■ Your goal ■
Return the records, each one exactly as written.

■ Task material ■
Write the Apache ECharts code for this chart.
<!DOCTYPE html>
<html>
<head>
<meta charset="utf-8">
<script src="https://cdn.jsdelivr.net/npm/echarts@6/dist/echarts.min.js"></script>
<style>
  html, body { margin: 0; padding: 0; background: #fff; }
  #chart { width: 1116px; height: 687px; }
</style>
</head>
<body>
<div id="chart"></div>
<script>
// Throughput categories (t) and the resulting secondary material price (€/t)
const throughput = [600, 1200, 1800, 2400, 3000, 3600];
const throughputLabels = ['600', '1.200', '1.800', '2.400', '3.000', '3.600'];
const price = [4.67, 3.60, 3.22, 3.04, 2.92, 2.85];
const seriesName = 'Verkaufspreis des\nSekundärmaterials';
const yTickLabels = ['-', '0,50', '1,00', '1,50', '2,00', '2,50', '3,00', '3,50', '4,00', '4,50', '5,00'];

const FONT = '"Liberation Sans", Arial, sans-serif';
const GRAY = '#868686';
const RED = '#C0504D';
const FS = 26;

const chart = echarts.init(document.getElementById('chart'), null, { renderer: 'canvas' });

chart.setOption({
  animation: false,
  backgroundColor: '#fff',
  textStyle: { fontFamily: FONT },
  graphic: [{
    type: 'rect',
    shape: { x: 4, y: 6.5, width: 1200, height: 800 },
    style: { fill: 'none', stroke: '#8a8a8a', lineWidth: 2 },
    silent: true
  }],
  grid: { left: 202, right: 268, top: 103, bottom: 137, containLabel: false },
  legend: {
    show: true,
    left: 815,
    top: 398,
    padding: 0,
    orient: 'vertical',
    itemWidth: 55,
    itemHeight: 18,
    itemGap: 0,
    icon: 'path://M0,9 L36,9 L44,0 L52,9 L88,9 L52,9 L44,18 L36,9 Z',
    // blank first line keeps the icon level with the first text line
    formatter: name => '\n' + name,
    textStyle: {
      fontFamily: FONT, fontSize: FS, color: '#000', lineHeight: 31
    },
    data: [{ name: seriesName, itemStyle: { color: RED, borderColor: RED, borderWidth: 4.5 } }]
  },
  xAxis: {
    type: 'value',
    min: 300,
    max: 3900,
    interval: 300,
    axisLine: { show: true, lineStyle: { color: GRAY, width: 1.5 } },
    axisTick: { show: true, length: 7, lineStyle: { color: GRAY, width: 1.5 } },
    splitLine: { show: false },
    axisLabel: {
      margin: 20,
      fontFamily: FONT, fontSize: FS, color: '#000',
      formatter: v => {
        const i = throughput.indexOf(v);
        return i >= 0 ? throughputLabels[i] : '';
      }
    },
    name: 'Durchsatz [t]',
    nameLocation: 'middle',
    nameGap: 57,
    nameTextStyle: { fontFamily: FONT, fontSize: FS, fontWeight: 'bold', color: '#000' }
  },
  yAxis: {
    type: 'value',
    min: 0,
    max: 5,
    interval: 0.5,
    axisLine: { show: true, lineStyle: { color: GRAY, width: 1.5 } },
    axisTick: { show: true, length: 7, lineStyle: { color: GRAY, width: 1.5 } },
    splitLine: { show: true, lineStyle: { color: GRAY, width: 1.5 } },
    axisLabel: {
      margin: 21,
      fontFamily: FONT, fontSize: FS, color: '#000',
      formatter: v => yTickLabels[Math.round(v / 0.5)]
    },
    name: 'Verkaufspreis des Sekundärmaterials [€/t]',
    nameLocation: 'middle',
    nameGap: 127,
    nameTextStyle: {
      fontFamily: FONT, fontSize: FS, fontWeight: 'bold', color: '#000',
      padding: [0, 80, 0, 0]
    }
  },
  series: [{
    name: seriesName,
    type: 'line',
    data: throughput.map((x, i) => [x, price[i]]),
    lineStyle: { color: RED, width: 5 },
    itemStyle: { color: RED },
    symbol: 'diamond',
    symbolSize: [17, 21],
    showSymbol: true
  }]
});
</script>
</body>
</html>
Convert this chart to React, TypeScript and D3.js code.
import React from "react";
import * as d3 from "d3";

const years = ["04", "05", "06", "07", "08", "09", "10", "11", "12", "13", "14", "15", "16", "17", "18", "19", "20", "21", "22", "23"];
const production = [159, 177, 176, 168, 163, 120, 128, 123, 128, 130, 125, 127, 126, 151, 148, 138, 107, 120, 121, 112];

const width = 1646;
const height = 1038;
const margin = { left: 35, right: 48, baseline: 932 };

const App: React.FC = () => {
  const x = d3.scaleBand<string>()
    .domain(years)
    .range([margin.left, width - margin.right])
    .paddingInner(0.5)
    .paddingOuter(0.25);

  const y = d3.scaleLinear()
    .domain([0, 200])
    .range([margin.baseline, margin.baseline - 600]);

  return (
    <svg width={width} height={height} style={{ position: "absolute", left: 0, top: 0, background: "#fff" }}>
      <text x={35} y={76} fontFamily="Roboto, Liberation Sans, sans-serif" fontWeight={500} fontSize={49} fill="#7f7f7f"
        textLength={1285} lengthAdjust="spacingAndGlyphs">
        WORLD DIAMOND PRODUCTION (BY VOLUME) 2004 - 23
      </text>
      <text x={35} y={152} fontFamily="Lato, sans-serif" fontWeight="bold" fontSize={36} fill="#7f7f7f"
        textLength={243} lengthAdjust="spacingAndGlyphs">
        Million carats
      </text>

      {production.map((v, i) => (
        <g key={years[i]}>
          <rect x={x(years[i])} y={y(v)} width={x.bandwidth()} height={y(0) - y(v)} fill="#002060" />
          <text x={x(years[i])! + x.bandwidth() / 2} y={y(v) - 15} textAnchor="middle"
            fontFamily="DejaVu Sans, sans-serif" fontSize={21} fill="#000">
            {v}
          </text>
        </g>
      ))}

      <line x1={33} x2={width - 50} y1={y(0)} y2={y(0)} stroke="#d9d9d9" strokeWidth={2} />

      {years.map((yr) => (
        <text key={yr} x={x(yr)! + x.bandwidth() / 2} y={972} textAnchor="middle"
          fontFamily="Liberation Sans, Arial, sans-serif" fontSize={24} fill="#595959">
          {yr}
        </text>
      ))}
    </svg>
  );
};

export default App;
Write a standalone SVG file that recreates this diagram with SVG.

■ Full output ■
Write the Apache ECharts code for this chart.
<!DOCTYPE html>
<html>
<head>
<meta charset="utf-8">
<script src="https://cdn.jsdelivr.net/npm/echarts@6/dist/echarts.min.js"></script>
<style>
  html, body { margin: 0; padding: 0; background: #fff; }
  #chart { width: 1116px; height: 687px; }
</style>
</head>
<body>
<div id="chart"></div>
<script>
// Throughput categories (t) and the resulting secondary material price (€/t)
const throughput = [600, 1200, 1800, 2400, 3000, 3600];
const throughputLabels = ['600', '1.200', '1.800', '2.400', '3.000', '3.600'];
const price = [4.67, 3.60, 3.22, 3.04, 2.92, 2.85];
const seriesName = 'Verkaufspreis des\nSekundärmaterials';
const yTickLabels = ['-', '0,50', '1,00', '1,50', '2,00', '2,50', '3,00', '3,50', '4,00', '4,50', '5,00'];

const FONT = '"Liberation Sans", Arial, sans-serif';
const GRAY = '#868686';
const RED = '#C0504D';
const FS = 26;

const chart = echarts.init(document.getElementById('chart'), null, { renderer: 'canvas' });

chart.setOption({
  animation: false,
  backgroundColor: '#fff',
  textStyle: { fontFamily: FONT },
  graphic: [{
    type: 'rect',
    shape: { x: 4, y: 6.5, width: 1200, height: 800 },
    style: { fill: 'none', stroke: '#8a8a8a', lineWidth: 2 },
    silent: true
  }],
  grid: { left: 202, right: 268, top: 103, bottom: 137, containLabel: false },
  legend: {
    show: true,
    left: 815,
    top: 398,
    padding: 0,
    orient: 'vertical',
    itemWidth: 55,
    itemHeight: 18,
    itemGap: 0,
    icon: 'path://M0,9 L36,9 L44,0 L52,9 L88,9 L52,9 L44,18 L36,9 Z',
    // blank first line keeps the icon level with the first text line
    formatter: name => '\n' + name,
    textStyle: {
      fontFamily: FONT, fontSize: FS, color: '#000', lineHeight: 31
    },
    data: [{ name: seriesName, itemStyle: { color: RED, borderColor: RED, borderWidth: 4.5 } }]
  },
  xAxis: {
    type: 'value',
    min: 300,
    max: 3900,
    interval: 300,
    axisLine: { show: true, lineStyle: { color: GRAY, width: 1.5 } },
    axisTick: { show: true, length: 7, lineStyle: { color: GRAY, width: 1.5 } },
    splitLine: { show: false },
    axisLabel: {
      margin: 20,
      fontFamily: FONT, fontSize: FS, color: '#000',
      formatter: v => {
        const i = throughput.indexOf(v);
        return i >= 0 ? throughputLabels[i] : '';
      }
    },
    name: 'Durchsatz [t]',
    nameLocation: 'middle',
    nameGap: 57,
    nameTextStyle: { fontFamily: FONT, fontSize: FS, fontWeight: 'bold', color: '#000' }
  },
  yAxis: {
    type: 'value',
    min: 0,
    max: 5,
    interval: 0.5,
    axisLine: { show: true, lineStyle: { color: GRAY, width: 1.5 } },
    axisTick: { show: true, length: 7, lineStyle: { color: GRAY, width: 1.5 } },
    splitLine: { show: true, lineStyle: { color: GRAY, width: 1.5 } },
    axisLabel: {
      margin: 21,
      fontFamily: FONT, fontSize: FS, color: '#000',
      formatter: v => yTickLabels[Math.round(v / 0.5)]
    },
    name: 'Verkaufspreis des Sekundärmaterials [€/t]',
    nameLocation: 'middle',
    nameGap: 127,
    nameTextStyle: {
      fontFamily: FONT, fontSize: FS, fontWeight: 'bold', color: '#000',
      padding: [0, 80, 0, 0]
    }
  },
  series: [{
    name: seriesName,
    type: 'line',
    data: throughput.map((x, i) => [x, price[i]]),
    lineStyle: { color: RED, width: 5 },
    itemStyle: { color: RED },
    symbol: 'diamond',
    symbolSize: [17, 21],
    showSymbol: true
  }]
});
</script>
</body>
</html>
Convert this chart to React, TypeScript and D3.js code.
import React from "react";
import * as d3 from "d3";

const years = ["04", "05", "06", "07", "08", "09", "10", "11", "12", "13", "14", "15", "16", "17", "18", "19", "20", "21", "22", "23"];
const production = [159, 177, 176, 168, 163, 120, 128, 123, 128, 130, 125, 127, 126, 151, 148, 138, 107, 120, 121, 112];

const width = 1646;
const height = 1038;
const margin = { left: 35, right: 48, baseline: 932 };

const App: React.FC = () => {
  const x = d3.scaleBand<string>()
    .domain(years)
    .range([margin.left, width - margin.right])
    .paddingInner(0.5)
    .paddingOuter(0.25);

  const y = d3.scaleLinear()
    .domain([0, 200])
    .range([margin.baseline, margin.baseline - 600]);

  return (
    <svg width={width} height={height} style={{ position: "absolute", left: 0, top: 0, background: "#fff" }}>
      <text x={35} y={76} fontFamily="Roboto, Liberation Sans, sans-serif" fontWeight={500} fontSize={49} fill="#7f7f7f"
        textLength={1285} lengthAdjust="spacingAndGlyphs">
        WORLD DIAMOND PRODUCTION (BY VOLUME) 2004 - 23
      </text>
      <text x={35} y={152} fontFamily="Lato, sans-serif" fontWeight="bold" fontSize={36} fill="#7f7f7f"
        textLength={243} lengthAdjust="spacingAndGlyphs">
        Million carats
      </text>

      {production.map((v, i) => (
        <g key={years[i]}>
          <rect x={x(years[i])} y={y(v)} width={x.bandwidth()} height={y(0) - y(v)} fill="#002060" />
          <text x={x(years[i])! + x.bandwidth() / 2} y={y(v) - 15} textAnchor="middle"
            fontFamily="DejaVu Sans, sans-serif" fontSize={21} fill="#000">
            {v}
          </text>
        </g>
      ))}

      <line x1={33} x2={width - 50} y1={y(0)} y2={y(0)} stroke="#d9d9d9" strokeWidth={2} />

      {years.map((yr) => (
        <text key={yr} x={x(yr)! + x.bandwidth() / 2} y={972} textAnchor="middle"
          fontFamily="Liberation Sans, Arial, sans-serif" fontSize={24} fill="#595959">
          {yr}
        </text>
      ))}
    </svg>
  );
};

export default App;
Write a standalone SVG file that recreates this diagram with SVG.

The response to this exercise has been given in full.